I'm just going to assume that anyone reading this answer already knows about type erasure. If you don't, you should follow the Type Erasure tutorial, and I'd also recommend reading through the Q&A Java generics type erasure: when and what happens.
An explanation of type erasure provides some helpful background, but it doesn't actually explain what getActualTypeArguments() does and why the code in the question doesn't work.
For a Class c, c.getGenericSuperclass() effectively gets the type in the extends clause of c.
So, for example, if we had this (using a real class):
public class ArrayList<E> extends AbstractList<E> {...}
And we said ArrayList.class.getGenericSuperclass(), what we get is a parameterized type representing AbstractList<E>. Again, this is the type in the extends clause.
If we had this:
ArrayList<Long> al = new ArrayList<Long>();
al.getClass() returns ArrayList.class, so al.getClass().getGenericSuperclass() again returns AbstractList<E>.
The "actual" type argument to AbstractList<E> is the type variable E, so if we said:
Type actualTypeArgument =
((ParameterizedType)
al.getClass()
.getGenericSuperclass())
.getActualTypeArguments() [0];
Then actualTypeArgument refers to the type variable E, declared by ArrayList. (And in fact, it's the case that actualTypeArgument == ArrayList.class.getTypeParameters()[0] is true.)
What's usually done while using this idiom is to create an anonymous subclass any time you create an instance of the type whose type argument you want to capture:
ArrayList<Long> al = new ArrayList<Long>() {};
// Note ^^
That implicitly declares a class like this:
class AnonymousArrayList1 extends ArrayList<Long> {}
(Except that the anonymous class has no name. Also, we could declare a subclass like that explicitly, instead of using an anonymous class.)
Now when we call al.getClass() we get AnonymousArrayList1.class whose generic superclass is ArrayList<Long>. Now you can get the actual type argument to ArrayList<Long>, which is Long.
(Here's a short program which demonstrates all of the above.)
As for allowing a level of indirection, it's possible, but the code is more complicated. You're also still bound by the rule above that an actual class has to be provided as a type argument in the extends clause.
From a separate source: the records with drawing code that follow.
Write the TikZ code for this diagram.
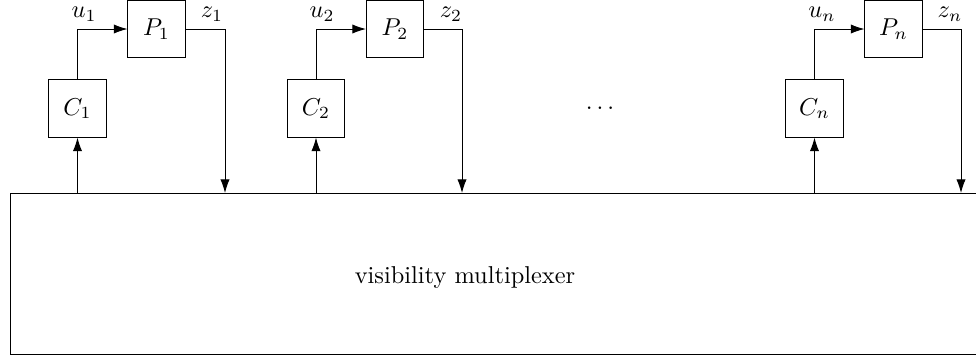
\documentclass[tikz,border=0pt]{standalone}
\usetikzlibrary{arrows.meta}
\begin{document}
\begin{tikzpicture}[x=0.41pt,y=-0.41pt,
  blk/.style={draw, minimum width=23.4pt, minimum height=23.4pt, inner sep=0pt},
  arr/.style={-{Latex[length=5.6pt,width=3.8pt]}},
  lbl/.style={inner sep=0pt}]
\useasboundingbox (0,0) rectangle (976,362);
\node[draw, minimum width=401.8pt, minimum height=66.4pt, inner sep=0pt] (V) at (500.5,274) {};
\node[lbl] (vt) at (465,278) {visibility multiplexer};
% block 1
\node[blk] (C1) at (77.5,108.5) {$C_1$};
\node[blk] (P1) at (156.5,29) {$P_1$};
\coordinate (d1) at (225,193);
\draw[arr] (C1.south |- V.north) -- (C1.south);
\draw[arr] (C1.north) |- (P1.west);
\draw[arr] (P1.east) -| (d1);
\node[lbl] (u1) at (84,14) {$u_1$};
\node[lbl] (z1) at (212,14) {$z_1$};
% block 2
\node[blk] (C2) at (316,108.5) {$C_2$};
\node[blk] (P2) at (395,29) {$P_2$};
\coordinate (d2) at (462,193);
\draw[arr] (C2.south |- V.north) -- (C2.south);
\draw[arr] (C2.north) |- (P2.west);
\draw[arr] (P2.east) -| (d2);
\node[lbl] (u2) at (322,14) {$u_2$};
\node[lbl] (z2) at (451,14) {$z_2$};
% dots
\node[lbl] (dots) at (600,108) {$\dots$};
% block n
\node[blk] (Cn) at (814.5,108.5) {$C_n$};
\node[blk] (Pn) at (893.5,29) {$P_n$};
\coordinate (dn) at (961,193);
\draw[arr] (Cn.south |- V.north) -- (Cn.south);
\draw[arr] (Cn.north) |- (Pn.west);
\draw[arr] (Pn.east) -| (dn);
\node[lbl] (un) at (822,14) {$u_n$};
\node[lbl] (zn) at (950,14) {$z_n$};
\end{tikzpicture}
\end{document}
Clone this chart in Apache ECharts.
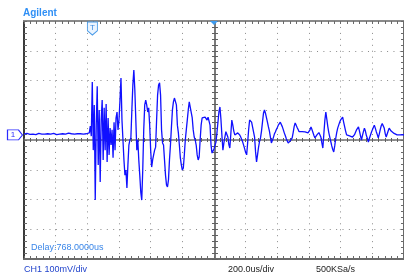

Here's an example of this which allows any number of interim superclasses:
package mcve;
import java.lang.reflect.*;
public abstract class KnowMyType<T> {
public KnowMyType() {
System.out.println(getMyType());
}
@SuppressWarnings("unchecked")
private Class<T> getMyType() {
try {
return (Class<T>) findMyType(getClass(), null);
} catch (RuntimeException x) {
throw new IllegalArgumentException("illegal type argument", x);
}
}
private Type findMyType(Class<?> plainClass, Type genericClass) {
Class<?> plainSuper = plainClass.getSuperclass();
Type genericSuper = plainClass.getGenericSuperclass();
Type t;
if (plainSuper == KnowMyType.class) {
t = ((ParameterizedType) genericSuper).getActualTypeArguments()[0];
} else {
t = findMyType(plainSuper, genericSuper);
}
if (t instanceof TypeVariable<?>) {
TypeVariable<?>[] vars = plainClass.getTypeParameters();
for (int i = 0; i < vars.length; ++i) {
if (t == vars[i]) {
t = ((ParameterizedType) genericClass).getActualTypeArguments()[i];
break;
}
}
}
return t;
}
}
That will let you do this:
class KnowMyTypeSub<T> extends KnowMyType<T> {}
new KnowMyTypeSub<Long>() {}; // constructor prints 'class java.lang.Long'
Guava's TypeToken also does stuff like this automatically.